Peter Gillis, bekend van televisie en eigenaar van meerdere vakantieparken, is door de rechtbank in Den Bosch veroordeeld tot een gevangenisstraf van zes maanden wegens belastingfraude en ernstige administratieve overtredingen.
De rechter oordeelde dat Gillis jarenlang bewust de belastingwetgeving heeft overtreden en daarbij een centrale rol speelde in het frauduleuze handelen binnen zijn ondernemingen.
Fraude tussen 2014 en 2019
De fraude vond plaats tussen 2014 en 2019. Volgens de rechtbank heeft Gillis in die periode bewust onjuiste informatie verstrekt aan de Belastingdienst, aangiftes te laat ingediend en verzuimd om de administratie correct bij te houden. Zijn vakantieparken zouden op grote schaal vakantiehuisjes contant hebben verhuurd, zonder deze inkomsten te registreren. Hierdoor liep de fiscus naar schatting meer dan een half miljoen euro mis.
Gillis was de drijvende kracht
De rechter noemde Gillis de “allesbepalende en aansturende kracht” achter de fraude.
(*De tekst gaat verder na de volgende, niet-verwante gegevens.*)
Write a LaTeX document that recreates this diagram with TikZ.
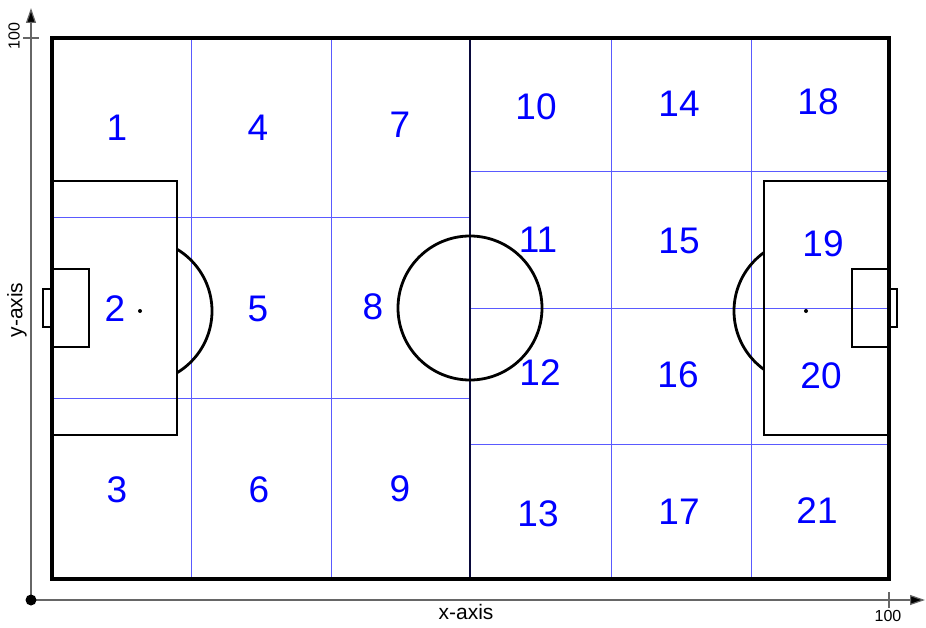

Zijn dominante positie binnen het familiebedrijf gaf hem volledige zeggenschap over de boekhouding en financiële gang van zaken. Het betoog van zijn advocaten, die de fraude afschilderden als slordigheid, werd door de rechtbank verworpen.
Ook familieleden gestraft
Niet alleen Peter Gillis, maar ook zijn ex-vrouw Treesie Michielsen en dochter Inge Gillis zijn veroordeeld. Michielsen kreeg een taakstraf van 120 uur opgelegd en een voorwaardelijke celstraf van zes maanden. Inge Gillis moet 240 uur taakstraf verrichten en kreeg eveneens een voorwaardelijke gevangenisstraf van zes maanden opgelegd.
OM had hogere straf geëist
Het Openbaar Ministerie had aanvankelijk een veel zwaardere straf geëist voor Peter Gillis: achttien maanden cel, waarvan zes voorwaardelijk, en daarnaast een bestuursverbod van twee jaar. De rechtbank bleef daar uiteindelijk ruim onder, maar achtte de feiten wel ernstig genoeg om een onvoorwaardelijke celstraf op te leggen.
Gillis spreekt van hetze
Peter Gillis ontkende tijdens de rechtszaak iedere vorm van fraude. Volgens hem was er sprake van een “hetze” tegen hem vanuit justitie. Zijn verdediging voerde aan dat de fouten vooral het gevolg waren van rommelige administratie, maar de rechtbank nam die uitleg niet over. De vastgoedondernemer kan nog in hoger beroep gaan tegen het vonnis.